В свое время была очень популярна идея "суда над коммунизмом", "суда над КПСС" который вскрыл бы все преступления и грехи прошлого, юридически разложил их по полочкам, заклеймил по достоинству и предал официальной анафеме. То есть, что-то вроде "Нюрнберга для коммунизма". Или акта очищения и покаяния. В работах некоторых авторов либерального и демократического толка такая идея периодически встречается до сих пор, и признаюсь, я сам не так уж и давно числил себя ее сторонником. Но только если разобраться, тут опять встает весьма важный и принципиальный вопрос: "а судьи кто?" Каяться в своих грехах и торжественно отрекаться от заблуждений — перед кем? Перед иностранными державами и народами? А чем они, собственно, заслужили роль наших судей и исповедников? Тем, что вовремя учились на ошибках России и поэтому сумели избежать аналогичных катастроф? Или тем, что ради собственных выгод поддерживали советский режим и помогали ему удерживать свой народ в рабстве?
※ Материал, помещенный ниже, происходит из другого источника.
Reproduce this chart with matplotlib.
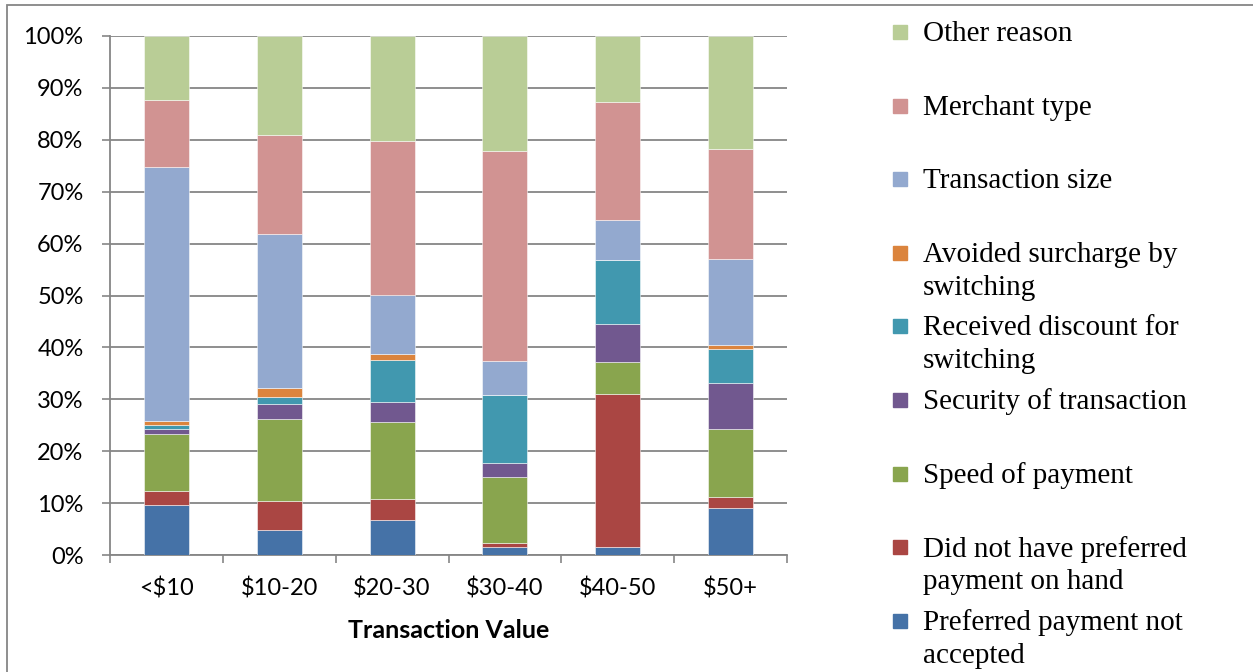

Тем, что проявляли абсолютное равнодушие к массовым страданиям и зверствам, и лишь изредка, когда это требовалось самим, вспоминали с высокой горки о "правах человека"? Или из своих закордонных свобод они хоть чем-то помогли освободиться России?

Да и вообще, как уже отмечалось, сам принцип "юридического осуждения" — до судебного решения было, вроде бы, «можно», а вот после подведения законодательной базы стало «нельзя» — выглядит на поверку довольно сомнительным. Может быть и удобным для западного обывателя, но для российской психологии совершенно чуждым. У нас что можно, а что нельзя, испокон веков утверждалось не в юридической, а в духовной области. Ну а если не на показуху, не ради формальной шумихи и пропагандистской кампании, а перед Богом или просто для самих себя, для души — так может, оно и правильнее, если проблемы осмысления и покаяния останутся на душе каждого из нас и на его личной совести?